On 21 Dec 1999, Sean Donelan wrote:
> Date: 21 Dec 1999 00:28:44 -0800
> From: Sean Donelan <email@example.com>
> To: firstname.lastname@example.org
> Cc: email@example.com
> Subject: Re: Internet Y2K and Europe, South America, and Middle East
> On Mon, 20 December 1999, "Alex P. Rudnev" wrote:
> > What do you want to monitor? real time problems are not supposed to appear,
> > billing and accounting problems are not monitored at all. Why so many people
> > aware unexisting problems (some computer refuse to work due to Y2K - let me
> > smile for a 10 minutes hearing this - and so few people really understand Y2K
> > problems (billing systems, accounting systems, daily-log-analysing systems, and
> > so on). But this means that real Y2K problems appear approximateky 3 - 10 of
> > january, not at 12:00 31-December.
> > And this means all this ISP monitoring is useless, you'll monitor not more than
> > people's paranoia about Y2K and will not monitor any real problems.

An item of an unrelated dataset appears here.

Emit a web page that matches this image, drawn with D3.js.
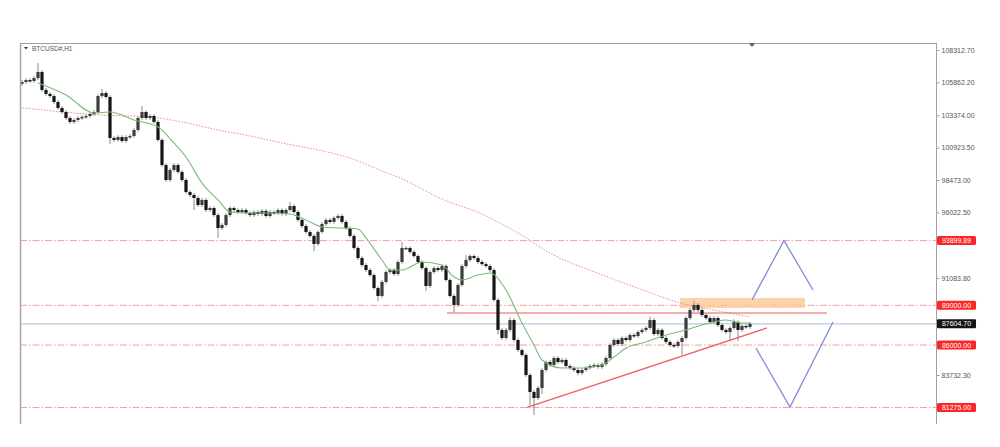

> I don't actually think the monitoring will pick up any Y2K problems. I'm
> interested in the communications and monitoring to pickup all the other
> problems, and trying to head off rumors when something inevitably doesn't
> For example, tonight if you go to the US government's Y2K web site it's not
> working. It appears to be a server problem with http://www.y2k.gov/ and not
> a network problem. You get an error "The request did not specify a valid
> virtual host." I don't think its Y2K problem, and if we could contact the
> operators, we might find out what's wrong.
> If something like that happened in the early morning of January 1, without
> good information, rumors will spread.